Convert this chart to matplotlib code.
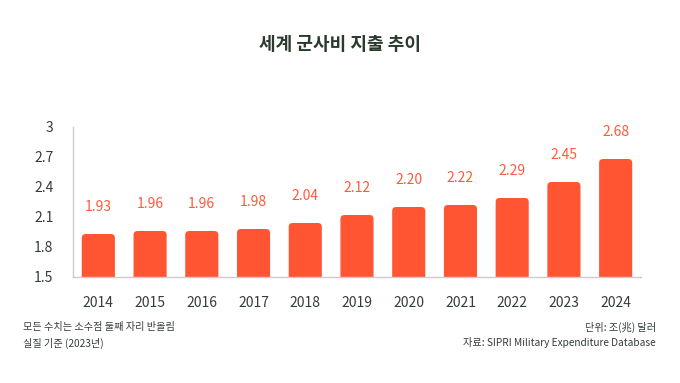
import matplotlib
matplotlib.use("Agg")
import matplotlib.pyplot as plt
from matplotlib.patches import FancyBboxPatch

plt.rcParams['font.family'] = ['Noto Sans CJK KR', 'DejaVu Sans']

years = ["2014", "2015", "2016", "2017", "2018", "2019", "2020", "2021", "2022", "2023", "2024"]
values = [1.93, 1.96, 1.96, 1.98, 2.04, 2.12, 2.20, 2.22, 2.29, 2.45, 2.68]
yticks = [1.5, 1.8, 2.1, 2.4, 2.7, 3.0]
ytick_labels = ["1.5", "1.8", "2.1", "2.4", "2.7", "3"]
title = "세계 군사비 지출 추이"
note_left = ["모든 수치는 소수점 둘째 자리 반올림", "실질 기준 (2023년)"]
note_right = ["단위: 조(兆) 달러", "자료: SIPRI Military Expenditure Database"]

bar_color = "#FF5533"
label_color = "#FF5A3C"
text_color = "#343d37"

fig = plt.figure(figsize=(6.8, 3.83), dpi=100)
ax = fig.add_axes([73/680, 1-277/383, (641-73)/680, (277-127)/383])
ax.set_xlim(-0.49, 10.49)
ax.set_ylim(1.5, 3.0)

width = 0.64
px_x = (641-73) / 10.98
px_y = 150 / 1.5
r = 4 / px_x
aspect = (1/px_y) / (1/px_x)
for i, v in enumerate(values):
    bottom = 1.3
    p = FancyBboxPatch((i - width/2, bottom), width, v - bottom,
                       boxstyle=f"round,pad=0,rounding_size={r}",
                       mutation_aspect=aspect,
                       facecolor=bar_color, edgecolor="none", clip_on=True)
    ax.add_patch(p)
    ax.text(i, v + 0.27, f"{v:.2f}", ha="center", va="center",
            color=label_color, fontsize=10)

ax.set_xticks(range(len(years)))
ax.set_xticklabels(years, fontsize=10, color=text_color)
ax.set_yticks(yticks)
ax.set_yticklabels(ytick_labels, fontsize=10, color=text_color)
ax.tick_params(length=0)
ax.tick_params(axis='x', pad=14)
ax.tick_params(axis='y', pad=14)
for s in ["top", "right"]:
    ax.spines[s].set_visible(False)
for s in ["left", "bottom"]:
    ax.spines[s].set_color("#cccccc")
    ax.spines[s].set_linewidth(1)

fig.text(0.5, 1-45/383, title, ha="center", va="center", fontsize=13,
         fontweight="bold", color="#2b3a2e")
fs = 7.3
fig.text(23/680, 1-327/383, note_left[0], ha="left", va="center", fontsize=fs, color=text_color)
fig.text(23/680, 1-343/383, note_left[1], ha="left", va="center", fontsize=fs, color=text_color)
fig.text(656/680, 1-327/383, note_right[0], ha="right", va="center", fontsize=fs, color=text_color)
fig.text(656/680, 1-343/383, note_right[1], ha="right", va="center", fontsize=fs, color=text_color)

fig.savefig("out.png", dpi=100)
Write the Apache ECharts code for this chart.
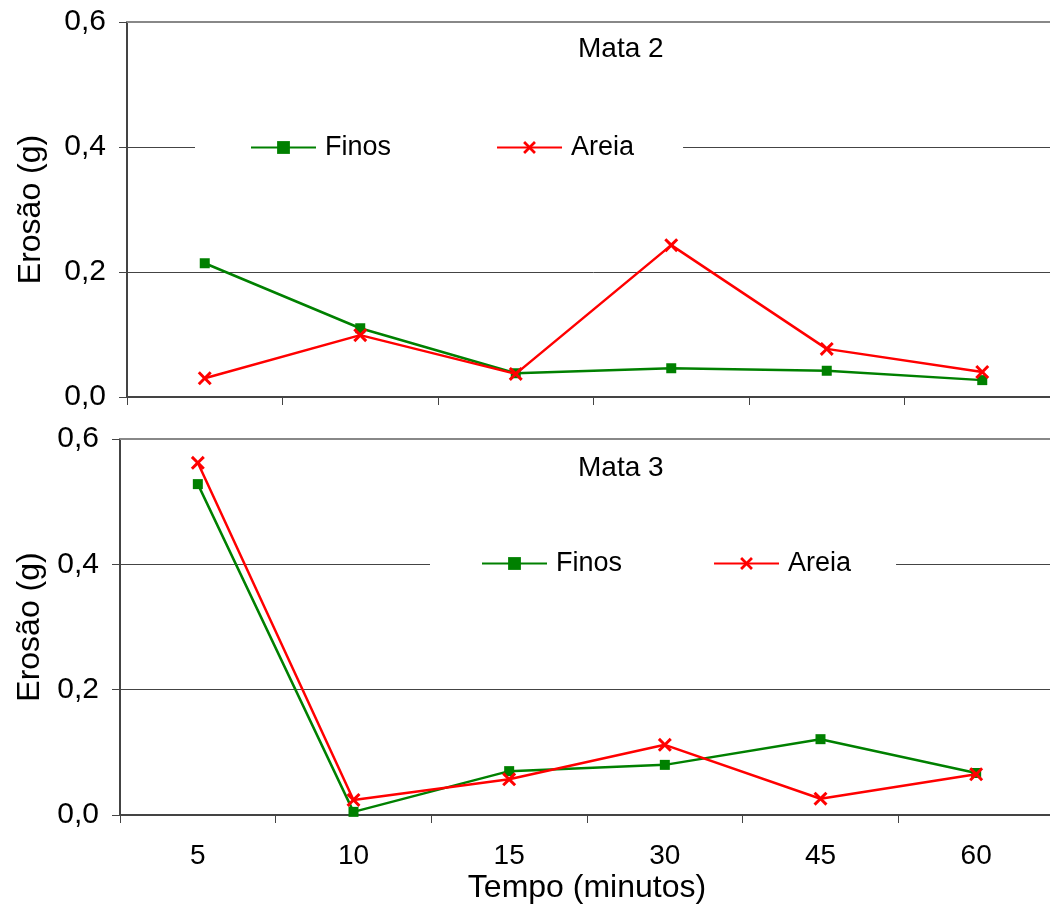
<!DOCTYPE html>
<html>
<head>
<meta charset="utf-8">
<script src="https://cdn.jsdelivr.net/npm/echarts@6/dist/echarts.min.js"></script>
<style>
html,body{margin:0;padding:0;background:#fff;overflow:hidden;}
#chart{width:1070px;height:909px;}
</style>
</head>
<body>
<div id="chart"></div>
<script>
var categories = ['5', '10', '15', '30', '45', '60'];
var mata2Finos = [0.214, 0.110, 0.038, 0.046, 0.042, 0.027];
var mata2Areia = [0.030, 0.099, 0.037, 0.243, 0.077, 0.040];
var mata3Finos = [0.528, 0.005, 0.070, 0.080, 0.121, 0.067];
var mata3Areia = [0.562, 0.024, 0.057, 0.112, 0.026, 0.065];
var yTicks = [0, 0.2, 0.4, 0.6];

var FONT = "'Liberation Sans', Arial, sans-serif";
var X_SYMBOL = 'path://M0,1.5 L1.5,0 L5,3.5 L8.5,0 L10,1.5 L6.5,5 L10,8.5 L8.5,10 L5,6.5 L1.5,10 L0,8.5 L3.5,5 Z';
var GREEN = '#008000', RED = '#ff0000';

function fmt(v) { return v.toFixed(1).replace('.', ','); }

function yAxis(gi, gap) {
  return {
    type: 'value', gridIndex: gi, min: yTicks[0], max: yTicks[yTicks.length - 1], interval: 0.2,
    name: 'Erosão (g)', nameLocation: 'middle', nameGap: gap, nameRotate: 90,
    nameTextStyle: { fontFamily: FONT, fontSize: 32, color: '#000' },
    axisLine: { show: true, lineStyle: { color: '#444', width: 2 } },
    axisTick: { show: true, length: 8, lineStyle: { color: '#444', width: 1 } },
    axisLabel: { fontFamily: FONT, fontSize: 30, color: '#000', margin: 21, formatter: fmt },
    splitLine: { show: true, showMaxLine: false, lineStyle: { color: '#444', width: 1 } }
  };
}
function xAxisBottom(gi, showLabels) {
  var a = {
    type: 'category', gridIndex: gi, data: categories, position: 'bottom', boundaryGap: true,
    axisLine: { show: true, lineStyle: { color: '#444', width: 2 } },
    axisTick: { show: true, length: 8, alignWithLabel: false, lineStyle: { color: '#444', width: 1 } },
    axisLabel: { show: showLabels, fontFamily: FONT, fontSize: 28, color: '#000', margin: 27 },
    splitLine: { show: false }
  };
  if (showLabels) {
    a.name = 'Tempo (minutos)';
    a.nameLocation = 'middle';
    a.nameGap = 57;
    a.nameTextStyle = { fontFamily: FONT, fontSize: 32, color: '#000' };
  }
  return a;
}
function xAxisTop(gi) {
  return {
    type: 'category', gridIndex: gi, data: categories, position: 'top',
    axisLine: { show: true, lineStyle: { color: '#888', width: 2 } },
    axisTick: { show: false }, axisLabel: { show: false }, splitLine: { show: false }
  };
}
function lineSeries(name, data, xi, yi, isX) {
  return {
    name: name, type: 'line', data: data, xAxisIndex: xi, yAxisIndex: yi,
    symbol: isX ? X_SYMBOL : 'rect', symbolSize: isX ? 14 : 10,
    lineStyle: { color: isX ? RED : GREEN, width: 2.5 },
    itemStyle: { color: isX ? RED : GREEN },
    emphasis: { disabled: true }, animation: false, z: isX ? 3 : 2
  };
}
function legend(left, top, gap, padL, padR) {
  return {
    data: ['Finos', 'Areia'], left: left, top: top, orient: 'horizontal',
    itemWidth: 65, itemHeight: 16, itemGap: gap,
    backgroundColor: '#fff', padding: [8, padR, 8, padL],
    textStyle: { fontFamily: FONT, fontSize: 27, color: '#000', padding: [0, 0, 0, 4] },
    selectedMode: false
  };
}

var chart = echarts.init(document.getElementById('chart'), null, { renderer: 'canvas' });
chart.setOption({
  backgroundColor: '#fff',
  animation: false,
  title: [
    { text: 'Mata 2', left: 578, top: 35, padding: 0, textStyle: { fontFamily: FONT, fontSize: 28, fontWeight: 'normal', color: '#000' } },
    { text: 'Mata 3', left: 578, top: 454, padding: 0, textStyle: { fontFamily: FONT, fontSize: 28, fontWeight: 'normal', color: '#000' } }
  ],
  legend: [
    legend(195, 126, 105, 55, 49),
    legend(430, 542, 91, 51, 45)
  ],
  grid: [
    { left: 127, right: 10, top: 22, height: 375, containLabel: false },
    { left: 120, right: 16, top: 439, height: 376, containLabel: false }
  ],
  xAxis: [xAxisBottom(0, false), xAxisTop(0), xAxisBottom(1, true), xAxisTop(1)],
  yAxis: [yAxis(0, 80), yAxis(1, 74)],
  series: [
    lineSeries('Finos', mata2Finos, 0, 0, false),
    lineSeries('Areia', mata2Areia, 0, 0, true),
    lineSeries('Finos', mata3Finos, 2, 1, false),
    lineSeries('Areia', mata3Areia, 2, 1, true)
  ]
});
</script>
</body>
</html>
☆ ☆ ☆
→ **Task to carry out**
Omitting all pictures, restate exactly the lines of the material from its start through the line that contains "plt.rcParams['font.family'] = ['Noto".

→ **Written response**
Convert this chart to matplotlib code.
import matplotlib
matplotlib.use("Agg")
import matplotlib.pyplot as plt
from matplotlib.patches import FancyBboxPatch

plt.rcParams['font.family'] = ['Noto Sans CJK KR', 'DejaVu Sans']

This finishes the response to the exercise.